___ Data segment ___
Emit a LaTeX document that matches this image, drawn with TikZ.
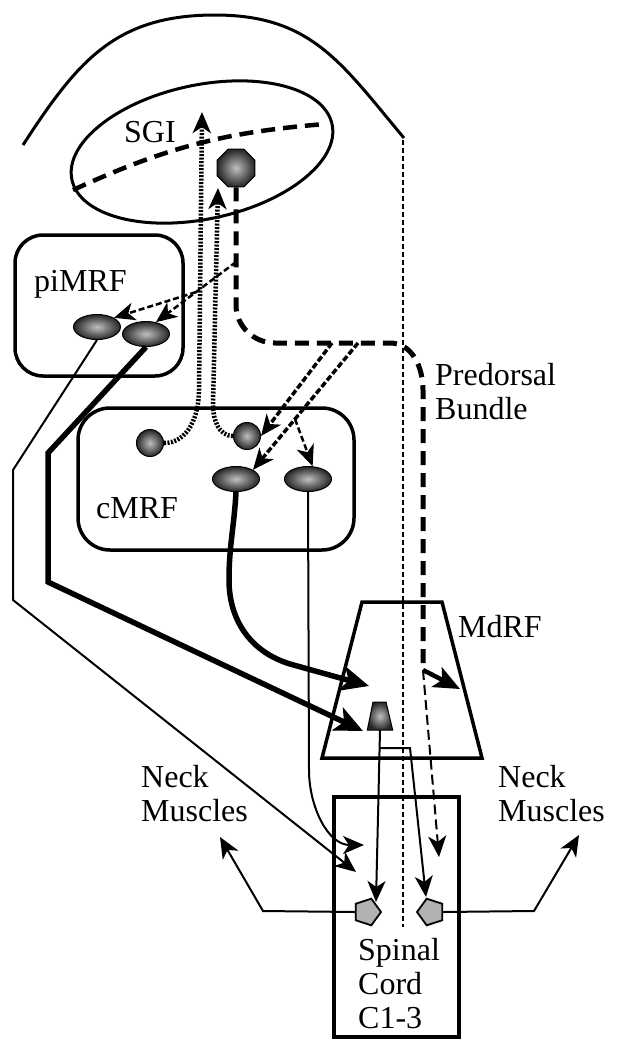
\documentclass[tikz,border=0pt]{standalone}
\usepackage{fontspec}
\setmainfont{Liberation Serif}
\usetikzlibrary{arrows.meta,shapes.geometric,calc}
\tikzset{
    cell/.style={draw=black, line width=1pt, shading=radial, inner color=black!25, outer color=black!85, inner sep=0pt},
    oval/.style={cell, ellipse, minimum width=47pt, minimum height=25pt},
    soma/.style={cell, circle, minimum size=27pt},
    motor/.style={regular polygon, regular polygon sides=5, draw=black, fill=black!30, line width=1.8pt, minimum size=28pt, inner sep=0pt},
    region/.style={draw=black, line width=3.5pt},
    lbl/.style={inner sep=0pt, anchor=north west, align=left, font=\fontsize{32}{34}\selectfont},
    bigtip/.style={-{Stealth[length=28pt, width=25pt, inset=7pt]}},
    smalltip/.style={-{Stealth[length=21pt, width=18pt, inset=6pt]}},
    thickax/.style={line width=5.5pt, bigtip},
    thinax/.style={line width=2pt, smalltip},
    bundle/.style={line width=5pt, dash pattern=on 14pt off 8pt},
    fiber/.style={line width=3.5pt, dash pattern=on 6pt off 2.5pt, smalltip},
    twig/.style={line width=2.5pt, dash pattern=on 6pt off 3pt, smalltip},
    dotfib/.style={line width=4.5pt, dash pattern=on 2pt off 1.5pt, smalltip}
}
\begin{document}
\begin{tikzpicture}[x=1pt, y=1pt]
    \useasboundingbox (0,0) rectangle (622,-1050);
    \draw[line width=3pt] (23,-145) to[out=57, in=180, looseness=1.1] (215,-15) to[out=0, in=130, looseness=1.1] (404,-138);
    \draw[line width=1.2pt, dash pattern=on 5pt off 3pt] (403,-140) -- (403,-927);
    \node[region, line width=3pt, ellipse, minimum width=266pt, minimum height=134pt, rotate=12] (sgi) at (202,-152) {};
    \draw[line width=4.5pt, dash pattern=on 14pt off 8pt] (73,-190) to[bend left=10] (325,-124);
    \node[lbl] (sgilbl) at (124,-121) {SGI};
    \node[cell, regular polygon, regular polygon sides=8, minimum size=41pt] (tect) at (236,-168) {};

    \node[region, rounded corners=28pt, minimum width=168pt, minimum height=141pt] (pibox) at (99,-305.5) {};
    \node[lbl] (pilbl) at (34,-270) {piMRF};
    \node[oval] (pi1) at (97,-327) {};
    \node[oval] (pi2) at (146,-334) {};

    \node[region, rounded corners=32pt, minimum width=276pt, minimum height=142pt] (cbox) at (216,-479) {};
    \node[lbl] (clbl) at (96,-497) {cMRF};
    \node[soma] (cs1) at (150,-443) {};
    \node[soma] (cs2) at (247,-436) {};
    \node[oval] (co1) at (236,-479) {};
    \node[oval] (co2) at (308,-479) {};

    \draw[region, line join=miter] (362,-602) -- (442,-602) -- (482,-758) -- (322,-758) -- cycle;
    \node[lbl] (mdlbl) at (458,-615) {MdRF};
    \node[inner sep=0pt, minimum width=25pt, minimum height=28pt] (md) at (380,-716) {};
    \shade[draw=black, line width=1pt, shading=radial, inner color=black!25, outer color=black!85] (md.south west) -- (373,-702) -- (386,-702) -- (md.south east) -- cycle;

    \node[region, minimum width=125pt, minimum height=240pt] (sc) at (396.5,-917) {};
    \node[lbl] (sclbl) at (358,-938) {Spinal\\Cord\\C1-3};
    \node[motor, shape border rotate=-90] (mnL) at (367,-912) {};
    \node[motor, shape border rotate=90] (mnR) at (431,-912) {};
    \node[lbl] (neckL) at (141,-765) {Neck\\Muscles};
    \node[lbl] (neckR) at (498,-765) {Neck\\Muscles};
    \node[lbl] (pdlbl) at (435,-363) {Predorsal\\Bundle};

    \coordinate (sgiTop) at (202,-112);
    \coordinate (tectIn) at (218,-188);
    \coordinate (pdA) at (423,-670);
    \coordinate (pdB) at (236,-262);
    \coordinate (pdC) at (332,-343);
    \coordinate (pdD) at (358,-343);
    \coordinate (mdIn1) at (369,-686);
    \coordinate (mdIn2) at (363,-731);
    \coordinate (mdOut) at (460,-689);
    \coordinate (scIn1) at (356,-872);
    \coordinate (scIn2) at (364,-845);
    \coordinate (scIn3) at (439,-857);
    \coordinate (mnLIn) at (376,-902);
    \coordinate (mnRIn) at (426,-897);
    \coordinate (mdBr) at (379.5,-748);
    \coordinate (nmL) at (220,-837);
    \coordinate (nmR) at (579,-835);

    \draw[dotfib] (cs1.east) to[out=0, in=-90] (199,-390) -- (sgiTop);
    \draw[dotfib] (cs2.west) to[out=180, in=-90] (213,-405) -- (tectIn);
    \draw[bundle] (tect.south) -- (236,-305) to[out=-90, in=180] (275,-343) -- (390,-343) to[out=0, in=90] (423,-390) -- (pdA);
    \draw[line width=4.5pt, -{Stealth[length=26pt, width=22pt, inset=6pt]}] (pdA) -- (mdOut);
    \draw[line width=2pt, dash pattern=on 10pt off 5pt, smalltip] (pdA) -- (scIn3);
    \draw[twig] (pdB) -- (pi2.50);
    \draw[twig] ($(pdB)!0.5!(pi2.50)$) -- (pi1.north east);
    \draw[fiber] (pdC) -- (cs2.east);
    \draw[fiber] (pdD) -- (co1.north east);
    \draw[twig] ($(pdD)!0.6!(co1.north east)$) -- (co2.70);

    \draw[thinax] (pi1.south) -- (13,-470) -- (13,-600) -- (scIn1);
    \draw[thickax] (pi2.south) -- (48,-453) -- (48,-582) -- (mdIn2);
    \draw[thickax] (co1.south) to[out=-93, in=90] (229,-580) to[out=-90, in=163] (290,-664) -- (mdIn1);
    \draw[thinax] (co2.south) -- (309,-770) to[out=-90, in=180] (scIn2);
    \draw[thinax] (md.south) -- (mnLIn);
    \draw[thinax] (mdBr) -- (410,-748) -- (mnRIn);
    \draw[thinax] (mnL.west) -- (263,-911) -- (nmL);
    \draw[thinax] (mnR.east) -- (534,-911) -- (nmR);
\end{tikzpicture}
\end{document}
___
Output the data above without changes, apart from leaving out the pictures.

Emit a LaTeX document that matches this image, drawn with TikZ.
\documentclass[tikz,border=0pt]{standalone}
\usepackage{fontspec}
\setmainfont{Liberation Serif}
\usetikzlibrary{arrows.meta,shapes.geometric,calc}
\tikzset{
    cell/.style={draw=black, line width=1pt, shading=radial, inner color=black!25, outer color=black!85, inner sep=0pt},
    oval/.style={cell, ellipse, minimum width=47pt, minimum height=25pt},
    soma/.style={cell, circle, minimum size=27pt},
    motor/.style={regular polygon, regular polygon sides=5, draw=black, fill=black!30, line width=1.8pt, minimum size=28pt, inner sep=0pt},
    region/.style={draw=black, line width=3.5pt},
    lbl/.style={inner sep=0pt, anchor=north west, align=left, font=\fontsize{32}{34}\selectfont},
    bigtip/.style={-{Stealth[length=28pt, width=25pt, inset=7pt]}},
    smalltip/.style={-{Stealth[length=21pt, width=18pt, inset=6pt]}},
    thickax/.style={line width=5.5pt, bigtip},
    thinax/.style={line width=2pt, smalltip},
    bundle/.style={line width=5pt, dash pattern=on 14pt off 8pt},
    fiber/.style={line width=3.5pt, dash pattern=on 6pt off 2.5pt, smalltip},
    twig/.style={line width=2.5pt, dash pattern=on 6pt off 3pt, smalltip},
    dotfib/.style={line width=4.5pt, dash pattern=on 2pt off 1.5pt, smalltip}
}
\begin{document}
\begin{tikzpicture}[x=1pt, y=1pt]
    \useasboundingbox (0,0) rectangle (622,-1050);
    \draw[line width=3pt] (23,-145) to[out=57, in=180, looseness=1.1] (215,-15) to[out=0, in=130, looseness=1.1] (404,-138);
    \draw[line width=1.2pt, dash pattern=on 5pt off 3pt] (403,-140) -- (403,-927);
    \node[region, line width=3pt, ellipse, minimum width=266pt, minimum height=134pt, rotate=12] (sgi) at (202,-152) {};
    \draw[line width=4.5pt, dash pattern=on 14pt off 8pt] (73,-190) to[bend left=10] (325,-124);
    \node[lbl] (sgilbl) at (124,-121) {SGI};
    \node[cell, regular polygon, regular polygon sides=8, minimum size=41pt] (tect) at (236,-168) {};

    \node[region, rounded corners=28pt, minimum width=168pt, minimum height=141pt] (pibox) at (99,-305.5) {};
    \node[lbl] (pilbl) at (34,-270) {piMRF};
    \node[oval] (pi1) at (97,-327) {};
    \node[oval] (pi2) at (146,-334) {};

    \node[region, rounded corners=32pt, minimum width=276pt, minimum height=142pt] (cbox) at (216,-479) {};
    \node[lbl] (clbl) at (96,-497) {cMRF};
    \node[soma] (cs1) at (150,-443) {};
    \node[soma] (cs2) at (247,-436) {};
    \node[oval] (co1) at (236,-479) {};
    \node[oval] (co2) at (308,-479) {};

    \draw[region, line join=miter] (362,-602) -- (442,-602) -- (482,-758) -- (322,-758) -- cycle;
    \node[lbl] (mdlbl) at (458,-615) {MdRF};
    \node[inner sep=0pt, minimum width=25pt, minimum height=28pt] (md) at (380,-716) {};
    \shade[draw=black, line width=1pt, shading=radial, inner color=black!25, outer color=black!85] (md.south west) -- (373,-702) -- (386,-702) -- (md.south east) -- cycle;

    \node[region, minimum width=125pt, minimum height=240pt] (sc) at (396.5,-917) {};
    \node[lbl] (sclbl) at (358,-938) {Spinal\\Cord\\C1-3};
    \node[motor, shape border rotate=-90] (mnL) at (367,-912) {};
    \node[motor, shape border rotate=90] (mnR) at (431,-912) {};
    \node[lbl] (neckL) at (141,-765) {Neck\\Muscles};
    \node[lbl] (neckR) at (498,-765) {Neck\\Muscles};
    \node[lbl] (pdlbl) at (435,-363) {Predorsal\\Bundle};

    \coordinate (sgiTop) at (202,-112);
    \coordinate (tectIn) at (218,-188);
    \coordinate (pdA) at (423,-670);
    \coordinate (pdB) at (236,-262);
    \coordinate (pdC) at (332,-343);
    \coordinate (pdD) at (358,-343);
    \coordinate (mdIn1) at (369,-686);
    \coordinate (mdIn2) at (363,-731);
    \coordinate (mdOut) at (460,-689);
    \coordinate (scIn1) at (356,-872);
    \coordinate (scIn2) at (364,-845);
    \coordinate (scIn3) at (439,-857);
    \coordinate (mnLIn) at (376,-902);
    \coordinate (mnRIn) at (426,-897);
    \coordinate (mdBr) at (379.5,-748);
    \coordinate (nmL) at (220,-837);
    \coordinate (nmR) at (579,-835);

    \draw[dotfib] (cs1.east) to[out=0, in=-90] (199,-390) -- (sgiTop);
    \draw[dotfib] (cs2.west) to[out=180, in=-90] (213,-405) -- (tectIn);
    \draw[bundle] (tect.south) -- (236,-305) to[out=-90, in=180] (275,-343) -- (390,-343) to[out=0, in=90] (423,-390) -- (pdA);
    \draw[line width=4.5pt, -{Stealth[length=26pt, width=22pt, inset=6pt]}] (pdA) -- (mdOut);
    \draw[line width=2pt, dash pattern=on 10pt off 5pt, smalltip] (pdA) -- (scIn3);
    \draw[twig] (pdB) -- (pi2.50);
    \draw[twig] ($(pdB)!0.5!(pi2.50)$) -- (pi1.north east);
    \draw[fiber] (pdC) -- (cs2.east);
    \draw[fiber] (pdD) -- (co1.north east);
    \draw[twig] ($(pdD)!0.6!(co1.north east)$) -- (co2.70);

    \draw[thinax] (pi1.south) -- (13,-470) -- (13,-600) -- (scIn1);
    \draw[thickax] (pi2.south) -- (48,-453) -- (48,-582) -- (mdIn2);
    \draw[thickax] (co1.south) to[out=-93, in=90] (229,-580) to[out=-90, in=163] (290,-664) -- (mdIn1);
    \draw[thinax] (co2.south) -- (309,-770) to[out=-90, in=180] (scIn2);
    \draw[thinax] (md.south) -- (mnLIn);
    \draw[thinax] (mdBr) -- (410,-748) -- (mnRIn);
    \draw[thinax] (mnL.west) -- (263,-911) -- (nmL);
    \draw[thinax] (mnR.east) -- (534,-911) -- (nmR);
\end{tikzpicture}
\end{document}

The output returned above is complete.